* _Task prompt_
Starting at the line that contains "Rebuild this diagram", reproduce each line exactly up to and including the line that contains "anchor=west] (evid) at". Reproduce nothing else.

** BEGIN Records for this task **

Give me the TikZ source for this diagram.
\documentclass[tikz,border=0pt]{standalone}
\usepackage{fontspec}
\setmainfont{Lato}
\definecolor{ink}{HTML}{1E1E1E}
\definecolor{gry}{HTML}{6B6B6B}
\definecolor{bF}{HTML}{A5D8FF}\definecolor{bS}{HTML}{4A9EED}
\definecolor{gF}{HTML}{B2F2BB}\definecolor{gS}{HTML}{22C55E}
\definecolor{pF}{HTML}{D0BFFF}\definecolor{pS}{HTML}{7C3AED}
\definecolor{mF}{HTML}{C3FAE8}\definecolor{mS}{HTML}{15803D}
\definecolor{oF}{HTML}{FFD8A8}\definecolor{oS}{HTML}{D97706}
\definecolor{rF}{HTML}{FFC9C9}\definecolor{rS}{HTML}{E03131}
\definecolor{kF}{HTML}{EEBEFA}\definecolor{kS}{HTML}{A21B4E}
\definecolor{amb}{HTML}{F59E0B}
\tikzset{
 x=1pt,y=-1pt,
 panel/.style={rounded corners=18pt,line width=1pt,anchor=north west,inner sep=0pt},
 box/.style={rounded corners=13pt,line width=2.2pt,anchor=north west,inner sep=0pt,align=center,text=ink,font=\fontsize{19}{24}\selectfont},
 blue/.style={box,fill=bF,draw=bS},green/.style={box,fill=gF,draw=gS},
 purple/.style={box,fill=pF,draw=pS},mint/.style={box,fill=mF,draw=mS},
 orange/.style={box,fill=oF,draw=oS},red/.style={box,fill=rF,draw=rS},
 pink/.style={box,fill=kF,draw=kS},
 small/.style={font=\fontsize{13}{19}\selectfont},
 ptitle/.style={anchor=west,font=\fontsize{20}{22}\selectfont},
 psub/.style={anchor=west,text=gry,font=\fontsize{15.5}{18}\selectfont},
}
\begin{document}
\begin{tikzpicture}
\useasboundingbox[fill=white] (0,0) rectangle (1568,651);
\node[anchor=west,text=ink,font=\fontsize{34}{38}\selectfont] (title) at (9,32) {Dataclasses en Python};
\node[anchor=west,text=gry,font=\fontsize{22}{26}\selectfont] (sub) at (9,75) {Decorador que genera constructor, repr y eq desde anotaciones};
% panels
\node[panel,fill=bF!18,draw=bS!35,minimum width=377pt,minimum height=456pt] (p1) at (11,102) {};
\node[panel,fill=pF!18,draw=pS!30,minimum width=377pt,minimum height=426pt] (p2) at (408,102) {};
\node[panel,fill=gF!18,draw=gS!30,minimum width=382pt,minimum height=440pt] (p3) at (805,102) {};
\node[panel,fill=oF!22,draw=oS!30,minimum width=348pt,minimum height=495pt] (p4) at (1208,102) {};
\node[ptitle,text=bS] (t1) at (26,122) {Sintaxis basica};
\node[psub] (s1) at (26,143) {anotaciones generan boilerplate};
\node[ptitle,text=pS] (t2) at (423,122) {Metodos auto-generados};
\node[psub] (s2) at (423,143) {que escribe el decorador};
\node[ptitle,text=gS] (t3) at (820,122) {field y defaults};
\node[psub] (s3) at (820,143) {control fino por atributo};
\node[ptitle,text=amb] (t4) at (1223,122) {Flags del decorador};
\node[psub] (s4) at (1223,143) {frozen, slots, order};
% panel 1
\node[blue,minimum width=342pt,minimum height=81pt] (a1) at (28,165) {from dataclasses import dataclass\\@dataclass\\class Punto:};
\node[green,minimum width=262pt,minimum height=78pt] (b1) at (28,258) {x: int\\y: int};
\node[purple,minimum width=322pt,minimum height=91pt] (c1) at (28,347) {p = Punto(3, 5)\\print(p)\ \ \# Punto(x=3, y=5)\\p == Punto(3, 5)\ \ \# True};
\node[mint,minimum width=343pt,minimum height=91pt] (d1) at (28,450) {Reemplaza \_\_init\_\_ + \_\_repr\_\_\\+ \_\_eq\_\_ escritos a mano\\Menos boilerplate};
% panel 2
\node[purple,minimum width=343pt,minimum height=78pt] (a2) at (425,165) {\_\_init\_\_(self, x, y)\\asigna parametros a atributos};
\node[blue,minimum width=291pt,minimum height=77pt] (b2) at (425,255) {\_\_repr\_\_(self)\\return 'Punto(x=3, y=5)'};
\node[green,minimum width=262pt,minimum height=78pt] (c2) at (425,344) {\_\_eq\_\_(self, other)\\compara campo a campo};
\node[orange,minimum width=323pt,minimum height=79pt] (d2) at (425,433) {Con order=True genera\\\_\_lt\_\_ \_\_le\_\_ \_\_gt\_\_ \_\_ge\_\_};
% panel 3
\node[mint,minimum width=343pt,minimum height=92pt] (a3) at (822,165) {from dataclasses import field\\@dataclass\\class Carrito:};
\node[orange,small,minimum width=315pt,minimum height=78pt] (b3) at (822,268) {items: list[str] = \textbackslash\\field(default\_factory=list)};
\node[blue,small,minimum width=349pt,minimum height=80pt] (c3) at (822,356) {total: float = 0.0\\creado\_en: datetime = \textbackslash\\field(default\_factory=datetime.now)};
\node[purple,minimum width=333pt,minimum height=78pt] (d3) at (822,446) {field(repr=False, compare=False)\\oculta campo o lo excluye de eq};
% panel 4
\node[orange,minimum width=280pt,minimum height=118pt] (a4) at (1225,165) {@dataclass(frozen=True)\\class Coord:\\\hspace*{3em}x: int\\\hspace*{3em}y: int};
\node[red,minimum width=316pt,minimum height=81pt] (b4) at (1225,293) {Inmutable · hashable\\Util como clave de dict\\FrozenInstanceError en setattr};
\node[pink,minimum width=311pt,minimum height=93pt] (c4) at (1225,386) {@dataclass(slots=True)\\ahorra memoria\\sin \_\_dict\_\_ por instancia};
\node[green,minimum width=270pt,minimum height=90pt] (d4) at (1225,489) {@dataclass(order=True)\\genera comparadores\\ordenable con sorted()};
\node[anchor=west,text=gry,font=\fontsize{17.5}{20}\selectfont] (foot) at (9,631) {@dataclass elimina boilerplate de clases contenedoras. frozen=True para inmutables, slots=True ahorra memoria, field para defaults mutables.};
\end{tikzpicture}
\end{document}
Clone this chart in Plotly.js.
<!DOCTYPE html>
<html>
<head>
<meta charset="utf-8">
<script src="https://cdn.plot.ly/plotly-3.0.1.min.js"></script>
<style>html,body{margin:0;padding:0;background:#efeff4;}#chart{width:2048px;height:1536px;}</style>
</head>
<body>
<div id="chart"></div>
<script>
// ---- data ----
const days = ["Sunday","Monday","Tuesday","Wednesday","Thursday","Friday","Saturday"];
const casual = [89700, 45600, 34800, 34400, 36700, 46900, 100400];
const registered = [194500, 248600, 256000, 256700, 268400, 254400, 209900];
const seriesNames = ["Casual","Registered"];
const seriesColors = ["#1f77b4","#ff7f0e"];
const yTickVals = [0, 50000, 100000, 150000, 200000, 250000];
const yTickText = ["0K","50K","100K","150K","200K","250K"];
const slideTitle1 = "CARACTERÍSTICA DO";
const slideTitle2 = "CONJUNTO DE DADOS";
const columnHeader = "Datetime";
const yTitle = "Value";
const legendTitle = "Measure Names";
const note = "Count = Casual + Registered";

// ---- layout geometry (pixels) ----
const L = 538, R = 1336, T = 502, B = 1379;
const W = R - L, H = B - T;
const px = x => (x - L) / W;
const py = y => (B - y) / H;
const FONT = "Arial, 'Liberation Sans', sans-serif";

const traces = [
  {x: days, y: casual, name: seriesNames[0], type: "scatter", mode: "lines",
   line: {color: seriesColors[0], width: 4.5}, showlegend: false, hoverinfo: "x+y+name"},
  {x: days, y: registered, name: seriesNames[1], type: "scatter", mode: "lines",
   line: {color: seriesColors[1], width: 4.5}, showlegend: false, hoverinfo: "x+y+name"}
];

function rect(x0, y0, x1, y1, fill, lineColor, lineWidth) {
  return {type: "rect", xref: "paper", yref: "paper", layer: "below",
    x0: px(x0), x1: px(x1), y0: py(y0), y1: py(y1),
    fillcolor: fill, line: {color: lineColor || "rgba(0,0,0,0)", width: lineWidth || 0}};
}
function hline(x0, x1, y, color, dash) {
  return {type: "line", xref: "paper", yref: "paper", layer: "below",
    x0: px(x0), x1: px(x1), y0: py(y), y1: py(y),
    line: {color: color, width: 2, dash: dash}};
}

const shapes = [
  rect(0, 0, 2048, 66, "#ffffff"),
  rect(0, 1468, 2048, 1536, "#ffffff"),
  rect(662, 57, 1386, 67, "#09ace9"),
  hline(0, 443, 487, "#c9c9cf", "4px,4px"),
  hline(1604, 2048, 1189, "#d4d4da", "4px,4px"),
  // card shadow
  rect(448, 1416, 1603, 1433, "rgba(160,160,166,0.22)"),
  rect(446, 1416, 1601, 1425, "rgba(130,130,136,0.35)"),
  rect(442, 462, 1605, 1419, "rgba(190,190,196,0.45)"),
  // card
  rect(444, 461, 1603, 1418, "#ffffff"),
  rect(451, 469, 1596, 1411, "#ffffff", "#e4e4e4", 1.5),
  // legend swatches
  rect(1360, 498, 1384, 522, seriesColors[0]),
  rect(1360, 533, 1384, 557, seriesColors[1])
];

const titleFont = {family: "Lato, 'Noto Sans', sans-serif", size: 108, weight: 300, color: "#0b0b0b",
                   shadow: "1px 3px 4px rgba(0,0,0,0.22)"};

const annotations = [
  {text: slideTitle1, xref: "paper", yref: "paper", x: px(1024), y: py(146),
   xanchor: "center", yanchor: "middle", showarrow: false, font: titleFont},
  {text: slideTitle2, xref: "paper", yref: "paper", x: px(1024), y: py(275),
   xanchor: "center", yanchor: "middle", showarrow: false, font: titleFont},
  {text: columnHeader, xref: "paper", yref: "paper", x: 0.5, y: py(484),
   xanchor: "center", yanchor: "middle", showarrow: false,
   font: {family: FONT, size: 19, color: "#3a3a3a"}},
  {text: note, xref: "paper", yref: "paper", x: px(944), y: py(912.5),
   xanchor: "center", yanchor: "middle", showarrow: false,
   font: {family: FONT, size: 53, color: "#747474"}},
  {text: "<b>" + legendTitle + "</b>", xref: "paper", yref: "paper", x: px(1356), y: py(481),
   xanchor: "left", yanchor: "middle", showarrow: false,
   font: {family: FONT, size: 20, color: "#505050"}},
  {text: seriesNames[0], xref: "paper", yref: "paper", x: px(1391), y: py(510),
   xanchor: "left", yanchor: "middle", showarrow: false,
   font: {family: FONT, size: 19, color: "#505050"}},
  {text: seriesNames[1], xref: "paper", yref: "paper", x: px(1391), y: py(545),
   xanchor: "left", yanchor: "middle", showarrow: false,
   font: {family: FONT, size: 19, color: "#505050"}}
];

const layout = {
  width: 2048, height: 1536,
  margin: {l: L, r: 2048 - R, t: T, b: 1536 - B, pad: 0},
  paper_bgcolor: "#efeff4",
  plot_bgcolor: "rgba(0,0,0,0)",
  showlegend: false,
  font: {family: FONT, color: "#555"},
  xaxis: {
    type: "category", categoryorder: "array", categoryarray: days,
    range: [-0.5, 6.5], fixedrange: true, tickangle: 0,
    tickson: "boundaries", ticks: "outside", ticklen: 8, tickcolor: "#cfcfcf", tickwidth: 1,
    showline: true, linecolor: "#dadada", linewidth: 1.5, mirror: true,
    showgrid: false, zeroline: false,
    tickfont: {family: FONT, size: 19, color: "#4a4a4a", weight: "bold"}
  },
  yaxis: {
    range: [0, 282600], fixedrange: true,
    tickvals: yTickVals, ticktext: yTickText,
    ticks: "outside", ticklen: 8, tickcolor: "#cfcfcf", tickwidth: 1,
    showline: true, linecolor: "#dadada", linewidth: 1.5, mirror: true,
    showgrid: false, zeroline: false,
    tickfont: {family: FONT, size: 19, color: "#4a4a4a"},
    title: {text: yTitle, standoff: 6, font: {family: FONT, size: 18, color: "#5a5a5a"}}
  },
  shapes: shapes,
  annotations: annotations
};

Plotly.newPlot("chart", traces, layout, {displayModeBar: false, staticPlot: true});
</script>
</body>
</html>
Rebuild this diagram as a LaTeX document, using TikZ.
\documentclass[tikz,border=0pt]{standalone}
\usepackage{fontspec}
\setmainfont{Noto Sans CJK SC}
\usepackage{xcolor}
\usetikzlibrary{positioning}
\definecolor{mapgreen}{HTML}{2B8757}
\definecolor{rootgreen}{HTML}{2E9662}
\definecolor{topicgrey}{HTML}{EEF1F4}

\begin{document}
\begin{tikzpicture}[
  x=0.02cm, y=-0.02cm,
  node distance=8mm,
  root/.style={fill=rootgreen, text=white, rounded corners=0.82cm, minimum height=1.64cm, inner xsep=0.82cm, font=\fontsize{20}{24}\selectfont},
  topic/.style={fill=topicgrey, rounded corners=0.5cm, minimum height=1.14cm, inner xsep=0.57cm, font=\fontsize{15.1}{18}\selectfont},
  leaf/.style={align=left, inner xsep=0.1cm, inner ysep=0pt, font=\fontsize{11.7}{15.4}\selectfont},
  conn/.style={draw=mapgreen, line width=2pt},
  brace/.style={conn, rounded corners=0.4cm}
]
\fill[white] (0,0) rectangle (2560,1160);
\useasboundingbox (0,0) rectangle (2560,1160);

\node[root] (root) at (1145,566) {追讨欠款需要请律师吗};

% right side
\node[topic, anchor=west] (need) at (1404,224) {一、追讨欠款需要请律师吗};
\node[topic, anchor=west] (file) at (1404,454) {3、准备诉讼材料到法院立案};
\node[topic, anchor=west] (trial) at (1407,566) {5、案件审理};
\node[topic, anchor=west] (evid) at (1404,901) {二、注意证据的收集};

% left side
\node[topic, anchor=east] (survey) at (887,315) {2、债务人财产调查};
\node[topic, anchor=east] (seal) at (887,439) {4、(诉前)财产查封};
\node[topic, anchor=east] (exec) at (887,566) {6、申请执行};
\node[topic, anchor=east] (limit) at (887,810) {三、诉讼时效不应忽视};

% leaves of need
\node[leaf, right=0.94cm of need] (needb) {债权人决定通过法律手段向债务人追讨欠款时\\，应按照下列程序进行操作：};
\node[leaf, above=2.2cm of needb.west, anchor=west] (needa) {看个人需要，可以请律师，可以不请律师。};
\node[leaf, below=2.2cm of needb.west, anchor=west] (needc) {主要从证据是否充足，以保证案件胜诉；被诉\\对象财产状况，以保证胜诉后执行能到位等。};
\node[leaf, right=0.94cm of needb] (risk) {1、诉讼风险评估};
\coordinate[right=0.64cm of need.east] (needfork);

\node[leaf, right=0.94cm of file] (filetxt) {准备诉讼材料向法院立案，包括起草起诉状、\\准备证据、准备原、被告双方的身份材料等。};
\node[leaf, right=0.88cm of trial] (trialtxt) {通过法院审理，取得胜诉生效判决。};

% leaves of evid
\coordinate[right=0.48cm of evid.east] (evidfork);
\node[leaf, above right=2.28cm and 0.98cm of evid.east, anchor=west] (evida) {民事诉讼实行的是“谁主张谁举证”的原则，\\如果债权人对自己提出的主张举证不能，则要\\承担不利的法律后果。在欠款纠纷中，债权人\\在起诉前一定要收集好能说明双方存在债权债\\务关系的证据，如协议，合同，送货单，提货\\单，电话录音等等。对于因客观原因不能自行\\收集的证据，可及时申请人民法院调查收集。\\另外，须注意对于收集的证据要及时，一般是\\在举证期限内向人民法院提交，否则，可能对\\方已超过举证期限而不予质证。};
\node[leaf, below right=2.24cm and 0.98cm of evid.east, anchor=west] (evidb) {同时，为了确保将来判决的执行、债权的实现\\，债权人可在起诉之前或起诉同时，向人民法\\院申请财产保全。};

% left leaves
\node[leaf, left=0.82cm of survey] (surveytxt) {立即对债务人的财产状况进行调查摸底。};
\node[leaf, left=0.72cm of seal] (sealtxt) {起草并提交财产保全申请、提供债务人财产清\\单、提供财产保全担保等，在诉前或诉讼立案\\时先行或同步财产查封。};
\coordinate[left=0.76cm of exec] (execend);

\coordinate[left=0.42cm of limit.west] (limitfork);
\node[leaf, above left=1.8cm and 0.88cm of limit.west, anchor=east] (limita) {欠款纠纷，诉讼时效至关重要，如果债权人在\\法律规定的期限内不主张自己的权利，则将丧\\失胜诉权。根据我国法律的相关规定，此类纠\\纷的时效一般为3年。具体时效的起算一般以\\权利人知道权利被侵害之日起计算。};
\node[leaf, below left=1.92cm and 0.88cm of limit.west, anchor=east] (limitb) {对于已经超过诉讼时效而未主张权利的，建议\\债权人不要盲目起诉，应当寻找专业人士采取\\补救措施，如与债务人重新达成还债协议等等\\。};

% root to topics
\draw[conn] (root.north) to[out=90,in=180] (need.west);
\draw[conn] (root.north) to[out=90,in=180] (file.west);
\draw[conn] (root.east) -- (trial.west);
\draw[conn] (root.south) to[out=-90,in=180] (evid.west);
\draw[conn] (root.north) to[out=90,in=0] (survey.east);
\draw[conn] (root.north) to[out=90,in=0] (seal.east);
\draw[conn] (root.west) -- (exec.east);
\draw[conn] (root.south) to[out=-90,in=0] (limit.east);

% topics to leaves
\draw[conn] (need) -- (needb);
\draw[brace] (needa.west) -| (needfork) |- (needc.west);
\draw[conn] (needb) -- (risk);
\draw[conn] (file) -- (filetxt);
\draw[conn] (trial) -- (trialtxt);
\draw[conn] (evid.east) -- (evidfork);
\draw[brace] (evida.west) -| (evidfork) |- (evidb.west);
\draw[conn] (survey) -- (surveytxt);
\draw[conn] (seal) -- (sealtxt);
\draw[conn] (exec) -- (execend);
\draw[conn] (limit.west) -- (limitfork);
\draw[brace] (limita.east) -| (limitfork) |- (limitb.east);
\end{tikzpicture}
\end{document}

** END Records for this task **

* _Reply to the task_
Rebuild this diagram as a LaTeX document, using TikZ.
\documentclass[tikz,border=0pt]{standalone}
\usepackage{fontspec}
\setmainfont{Noto Sans CJK SC}
\usepackage{xcolor}
\usetikzlibrary{positioning}
\definecolor{mapgreen}{HTML}{2B8757}
\definecolor{rootgreen}{HTML}{2E9662}
\definecolor{topicgrey}{HTML}{EEF1F4}

\begin{document}
\begin{tikzpicture}[
  x=0.02cm, y=-0.02cm,
  node distance=8mm,
  root/.style={fill=rootgreen, text=white, rounded corners=0.82cm, minimum height=1.64cm, inner xsep=0.82cm, font=\fontsize{20}{24}\selectfont},
  topic/.style={fill=topicgrey, rounded corners=0.5cm, minimum height=1.14cm, inner xsep=0.57cm, font=\fontsize{15.1}{18}\selectfont},
  leaf/.style={align=left, inner xsep=0.1cm, inner ysep=0pt, font=\fontsize{11.7}{15.4}\selectfont},
  conn/.style={draw=mapgreen, line width=2pt},
  brace/.style={conn, rounded corners=0.4cm}
]
\fill[white] (0,0) rectangle (2560,1160);
\useasboundingbox (0,0) rectangle (2560,1160);

\node[root] (root) at (1145,566) {追讨欠款需要请律师吗};

% right side
\node[topic, anchor=west] (need) at (1404,224) {一、追讨欠款需要请律师吗};
\node[topic, anchor=west] (file) at (1404,454) {3、准备诉讼材料到法院立案};
\node[topic, anchor=west] (trial) at (1407,566) {5、案件审理};
\node[topic, anchor=west] (evid) at (1404,901) {二、注意证据的收集};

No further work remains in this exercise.